Suskind’s book has drawn wide attention mainly for some “palace intrigue” passages featuring various WH staffers’ uncharitable assessments of one another and for several sources’ subsequent denials of the accuracy of Suskind’s attributions. That’s a shame, because while these do feature in his book, it’s really much more than that: it’s a sobering, indeed depressing overview of the financial crisis and how it affected and was handled first by candidate and then President Obama and his administration.

This wider scope of the book is both a strength and weakness. A strength in that, especially for those who haven’t delved into the wider literature on the economic collapse and its roots on Wall Street and in DC, it’s a relatively lucid and non-expert friendly telling. The drawback is that if you’ve read other treatments, much of the narrative has been told already. That said, even where Suskind goes over familiar territory he tells parts of the story through the eyes of some figures who haven’t received much attention elsewhere and who give it fresh perspective. Plus, while he does focus on a circumscribed network of characters and how they influenced the process of trying to reform (or block reform of) the financial industry, he really is most interested in the policies and moral issues themselves.
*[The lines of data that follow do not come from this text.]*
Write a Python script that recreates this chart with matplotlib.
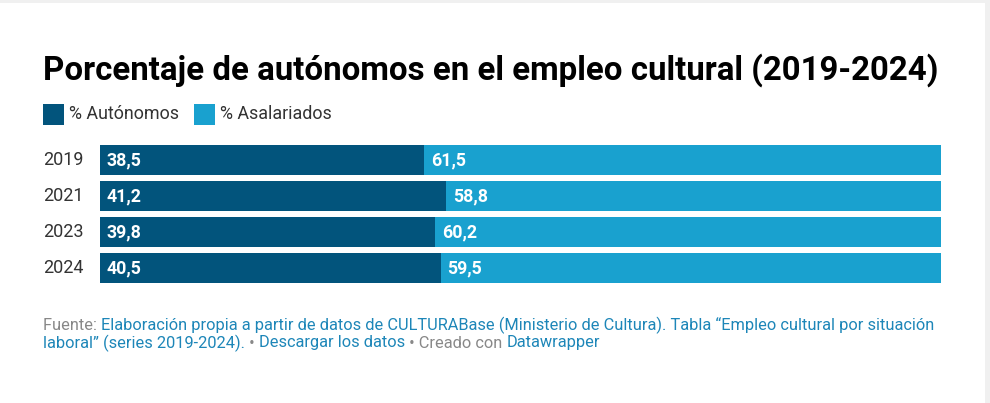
import matplotlib
matplotlib.use("Agg")
import matplotlib.pyplot as plt
from matplotlib import font_manager

years = ["2019", "2021", "2023", "2024"]
autonomos = [38.5, 41.2, 39.8, 40.5]
asalariados = [61.5, 58.8, 60.2, 59.5]
series_names = ["% Autónomos", "% Asalariados"]

title = "Porcentaje de autónomos en el empleo cultural (2019-2024)"
footer_line1 = [
    ("Fuente: ", "grey"),
    ("Elaboración propia a partir de datos de CULTURABase (Ministerio de Cultura). Tabla \u201cEmpleo cultural por situación", "link"),
]
footer_line2 = [
    ("laboral\u201d (series 2019-2024).", "link"),
    (" \u2022 ", "grey"),
    ("Descargar los datos", "link"),
    (" \u2022 Creado con ", "grey"),
    ("Datawrapper", "link"),
]

DARK = "#02547c"
LIGHT = "#19a1cf"
W, H = 990, 403

names = {f.name for f in font_manager.fontManager.ttflist}
narrow = "Liberation Sans Narrow" if "Liberation Sans Narrow" in names else "Roboto"
plt.rcParams["font.family"] = ["Roboto", "DejaVu Sans"]

fig = plt.figure(figsize=(W / 100, H / 100), dpi=100)
fig.patch.set_facecolor("white")

# thin grey frame strips on top/right like the screenshot
fig.add_artist(plt.Rectangle((0, 1 - 3 / H), 1, 3 / H, transform=fig.transFigure,
                             color="#f0f0f0", lw=0))
fig.add_artist(plt.Rectangle((1 - 5 / W, 0), 5 / W, 1, transform=fig.transFigure,
                             color="#f0f0f0", lw=0))

def fx(px):
    return px / W

def fy(py):
    return 1 - py / H

# title
fig.text(fx(43), fy(70), title, fontsize=23.8, fontweight="bold",
         color="#000000", va="center", ha="left")

# legend
for i, (name, col) in enumerate(zip(series_names, [DARK, LIGHT])):
    x0 = [43, 194][i]
    fig.add_artist(plt.Rectangle((fx(x0), fy(125)), fx(21), 21 / H,
                                 transform=fig.transFigure, color=col, lw=0))
    fig.text(fx(x0 + 26), fy(114), name, fontsize=12.9, color="#333333",
             va="center", ha="left")

# bars
ax = fig.add_axes([fx(100), fy(283), fx(941 - 100), (283 - 145) / H])
pos = list(range(len(years)))
bh = 30 / 36
ax.barh(pos, autonomos, height=bh, color=DARK, lw=0)
ax.barh(pos, asalariados, left=autonomos, height=bh, color=LIGHT, lw=0)
ax.set_xlim(0, 100)
ax.set_ylim(len(years) - 1 + 15 / 36, -15 / 36)
ax.axis("off")

for p, a, s, yr in zip(pos, autonomos, asalariados, years):
    ax.annotate(f"{a:.1f}".replace(".", ","), (0, p), xytext=(5, 0),
                textcoords="offset points", va="center", ha="left",
                color="white", fontsize=12.8, fontweight="bold")
    ax.annotate(f"{s:.1f}".replace(".", ","), (a, p), xytext=(5, 0),
                textcoords="offset points", va="center", ha="left",
                color="white", fontsize=12.8, fontweight="bold")
    ax.annotate(yr, (0, p), xytext=(-57 * 0.72, 0), textcoords="offset points",
                va="center", ha="left", color="#333333", fontsize=13)

# footer with mixed colours
colors = {"grey": "#888888", "link": "#1d86b8"}
fig.canvas.draw()
renderer = fig.canvas.get_renderer()
for line, ypx in [(footer_line1, 325), (footer_line2, 343)]:
    x = fx(43)
    for txt, c in line:
        t = fig.text(x, fy(ypx), txt, fontsize=11.75, family=[narrow, "DejaVu Sans"],
                     color=colors[c], va="center", ha="left")
        bb = t.get_window_extent(renderer=renderer)
        x += bb.width / W

fig.savefig("out.png", dpi=100, facecolor="white")
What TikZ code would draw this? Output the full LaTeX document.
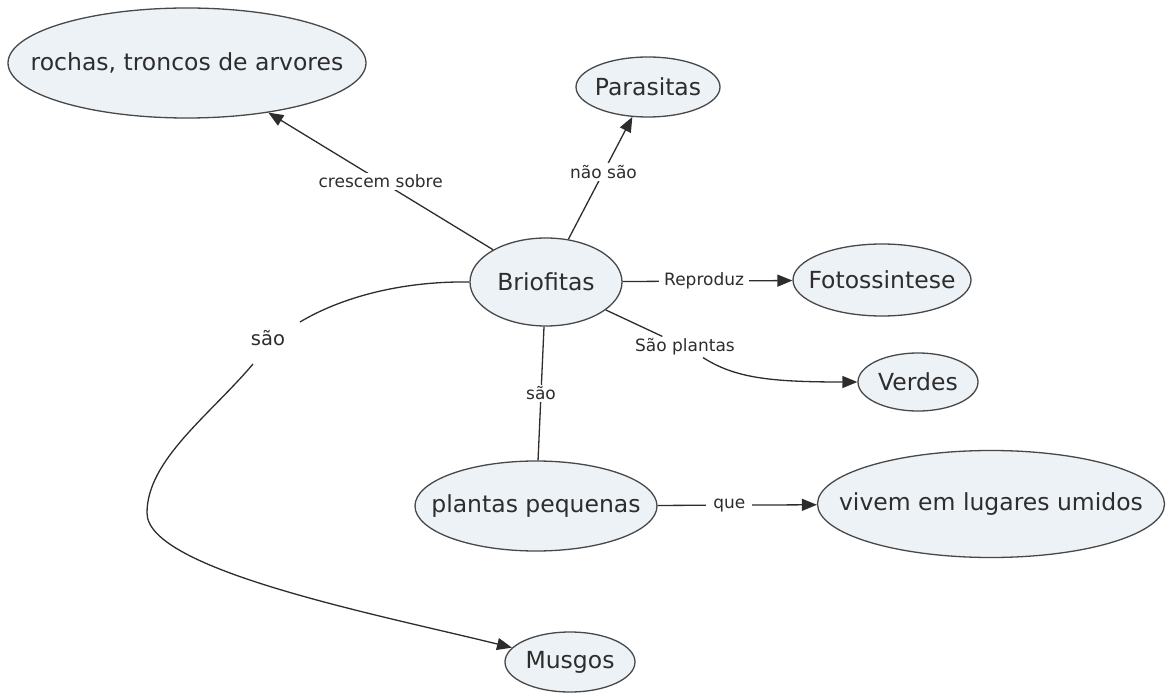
\documentclass[tikz,border=0pt]{standalone}
\usepackage{fontspec}
\setmainfont{DejaVu Sans}
\usetikzlibrary{shapes.geometric,arrows.meta}
\definecolor{ovalfill}{RGB}{236,242,246}
\definecolor{ovalline}{RGB}{72,72,72}
\definecolor{inkc}{RGB}{45,45,45}
% text of zero width, so that the oval keeps its given size
\newcommand\ovaltext[1]{\makebox[0pt]{#1}}
\begin{document}
\begin{tikzpicture}[x=1pt,y=-1pt,
  concept/.style={ellipse, draw=ovalline, line width=1.3pt, fill=ovalfill,
    inner sep=0pt, text=inkc, font=\fontsize{23.5}{28}\selectfont},
  link/.style={draw=inkc, line width=1.3pt},
  arr/.style={-{Triangle[length=15pt,width=12pt]}},
  lbl/.style={fill=white, inner xsep=5pt, inner ysep=2pt, text=inkc,
    font=\fontsize{17}{20}\selectfont},
]
% canvas
\path[fill=white] (0,0) rectangle (1168,698);
\useasboundingbox (0,0) rectangle (1168,698);

% concepts
\node[concept, minimum width=358pt, minimum height=110pt] (rochas) at (187,63) {\ovaltext{rochas, troncos de arvores}};
\node[concept, minimum width=144pt, minimum height=60pt] (paras) at (648,87) {\ovaltext{Parasitas}};
\node[concept, minimum width=152pt, minimum height=88pt] (bri) at (546,282) {\ovaltext{Briofitas}};
\node[concept, minimum width=178pt, minimum height=72pt] (foto) at (882,280) {\ovaltext{Fotossintese}};
\node[concept, minimum width=120pt, minimum height=58pt] (verdes) at (918,382) {\ovaltext{Verdes}};
\node[concept, minimum width=242pt, minimum height=90pt] (plantas) at (536,506) {\ovaltext{plantas pequenas}};
\node[concept, minimum width=347pt, minimum height=107pt] (vivem) at (991,504) {\ovaltext{vivem em lugares umidos}};
\node[concept, minimum width=130pt, minimum height=60pt] (musgos) at (570,662) {\ovaltext{Musgos}};

% straight links
\draw[link,arr] (bri) -- node[lbl]{crescem sobre} (rochas);
\draw[link,arr] (bri) -- node[lbl,pos=0.55]{não são} (paras);
\draw[link,arr] (bri) -- node[lbl,pos=0.48]{Reproduz} (foto);
\draw[link] (bri) -- node[lbl]{são} (plantas);
\draw[link,arr] (plantas) -- node[lbl,pos=0.45,inner xsep=7pt]{que} (vivem);

% "São plantas" link
\node[lbl] (lsp) at (685,347) {São plantas};
\draw[link] (bri) -- (lsp);
\draw[link,arr] ([xshift=18pt]lsp.south) .. controls (735,378) and (770,382) .. (verdes);

% "são" link round the left side
\node[lbl, font=\fontsize{19.5}{23}\selectfont] (ls) at (268,338) {são};
\coordinate (s1) at (300,322);
\coordinate (s2) at (253,364);
\coordinate (bend) at (147,513);
\draw[link] (bri.west) .. controls (400,281) and (340,298) .. (s1);
\draw[link,arr] (s2) .. controls (210,415) and (147,460) .. (bend)
  .. controls (147,570) and (380,615) .. (musgos);
\end{tikzpicture}
\end{document}
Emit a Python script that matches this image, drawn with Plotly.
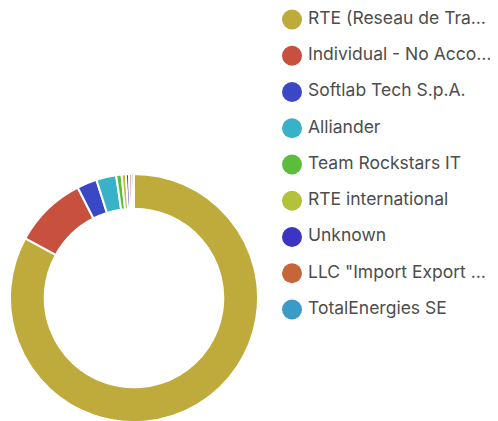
import plotly.graph_objects as go

labels = ["RTE (Reseau de Tra…", "Individual - No Acco…", "Softlab Tech S.p.A.", "Alliander",
          "Team Rockstars IT", "RTE international", "Unknown", "LLC \"Import Export …", "TotalEnergies SE"]
values = [83.0, 9.5, 2.6, 2.6, 0.7, 0.55, 0.4, 0.35, 0.3]
colors = ["#BFAB3B", "#C8503E", "#3A48C6", "#38B2C6", "#5CBC3C", "#B4C13A", "#3B34C4", "#C6653A", "#3A9BC6"]

rows = list(range(len(labels)))

fig = go.Figure()

fig.add_trace(go.Pie(labels=labels, values=values, hole=0.72, sort=False, direction="clockwise",
                     marker=dict(colors=colors, line=dict(color="white", width=2)),
                     textinfo="none", showlegend=False,
                     domain=dict(x=[0.004, 0.502], y=[0.0166, 0.6057])))

# legend drawn as a column of round markers + labels on a hidden axis
fig.add_trace(go.Scatter(x=[0] * len(labels), y=rows, mode="markers", showlegend=False, hoverinfo="skip",
                         marker=dict(color=colors, size=20, symbol="circle"), cliponaxis=False,
                         xaxis="x2", yaxis="y2"))
fig.add_trace(go.Scatter(x=[1] * len(labels), y=rows, mode="text", text=labels, textposition="middle right",
                         showlegend=False, hoverinfo="skip", cliponaxis=False,
                         textfont=dict(family="Inter", size=17.5, color="#4d4d4d"),
                         xaxis="x2", yaxis="y2"))

fig.update_layout(width=498, height=421, margin=dict(l=0, r=0, t=0, b=0),
                  paper_bgcolor="white", plot_bgcolor="white",
                  xaxis2=dict(visible=False, domain=[0.5, 1.0], range=[-2.1875, 13.375], fixedrange=True),
                  yaxis2=dict(visible=False, domain=[0, 1], range=[11.297, -0.317], fixedrange=True, anchor="x2"))

fig.write_html("out.html")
So while there are flaws (including some factual errors various reviewers have noted), overall it’s still a pretty strong and unfortunately necessary indictment of the Administration’s failure to have taken full advantage of a moment when it had Wall Street’s back against the wall to implement a far more systemic reform that it has so far achieved. Perhaps the mounting protests now underway across the country can help change that.

[One note on the Audible version: while they’ve employed a generally skillful narrator, it’s beyond merely irksome that he regularly butchers the pronunciation of major figures’ names, including such prominent public figures as Valerie Jarrett and Vikram Pandit, and even including one of the book’s central figures, Gary Gensler.]